### Provided data

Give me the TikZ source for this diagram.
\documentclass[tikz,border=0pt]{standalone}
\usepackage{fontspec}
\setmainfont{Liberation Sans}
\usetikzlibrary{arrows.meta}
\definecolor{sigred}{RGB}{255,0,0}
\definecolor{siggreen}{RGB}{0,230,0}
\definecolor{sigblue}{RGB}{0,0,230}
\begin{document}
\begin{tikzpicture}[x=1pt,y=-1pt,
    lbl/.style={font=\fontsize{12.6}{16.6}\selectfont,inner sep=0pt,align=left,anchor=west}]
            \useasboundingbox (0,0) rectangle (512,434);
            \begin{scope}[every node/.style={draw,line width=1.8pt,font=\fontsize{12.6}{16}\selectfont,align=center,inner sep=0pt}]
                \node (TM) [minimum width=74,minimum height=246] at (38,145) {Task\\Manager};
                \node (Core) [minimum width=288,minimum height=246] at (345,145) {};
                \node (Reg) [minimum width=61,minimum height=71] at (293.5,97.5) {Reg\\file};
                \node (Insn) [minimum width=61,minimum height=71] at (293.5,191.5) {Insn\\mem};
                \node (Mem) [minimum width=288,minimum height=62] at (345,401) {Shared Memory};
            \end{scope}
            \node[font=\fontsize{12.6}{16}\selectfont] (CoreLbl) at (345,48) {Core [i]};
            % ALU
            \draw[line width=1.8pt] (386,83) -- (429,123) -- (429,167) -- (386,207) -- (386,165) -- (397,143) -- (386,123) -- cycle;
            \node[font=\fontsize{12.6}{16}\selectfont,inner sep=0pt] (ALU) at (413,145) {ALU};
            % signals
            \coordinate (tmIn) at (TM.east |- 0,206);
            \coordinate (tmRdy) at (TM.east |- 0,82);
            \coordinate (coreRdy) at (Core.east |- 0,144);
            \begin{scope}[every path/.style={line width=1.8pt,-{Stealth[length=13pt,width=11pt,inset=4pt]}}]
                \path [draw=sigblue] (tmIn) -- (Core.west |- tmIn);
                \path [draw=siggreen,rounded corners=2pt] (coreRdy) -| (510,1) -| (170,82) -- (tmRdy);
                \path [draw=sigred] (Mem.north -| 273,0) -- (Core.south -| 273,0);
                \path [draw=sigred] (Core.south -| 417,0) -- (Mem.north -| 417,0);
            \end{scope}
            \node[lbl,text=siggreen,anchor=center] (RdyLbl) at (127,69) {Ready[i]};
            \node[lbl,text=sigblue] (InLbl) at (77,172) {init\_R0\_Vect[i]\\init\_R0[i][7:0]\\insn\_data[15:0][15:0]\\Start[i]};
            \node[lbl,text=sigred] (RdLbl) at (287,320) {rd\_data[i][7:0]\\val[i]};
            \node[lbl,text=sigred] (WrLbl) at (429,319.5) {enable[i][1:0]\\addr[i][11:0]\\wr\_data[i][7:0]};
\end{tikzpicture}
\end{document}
* * *
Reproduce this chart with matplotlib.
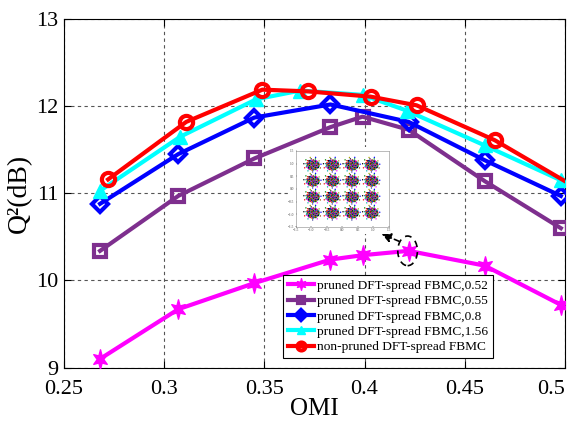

### Short problem
Scan the lines for the string "this". Pick out every line that has it.

### Task response
Give me the TikZ source for this diagram.
Reproduce this chart with matplotlib.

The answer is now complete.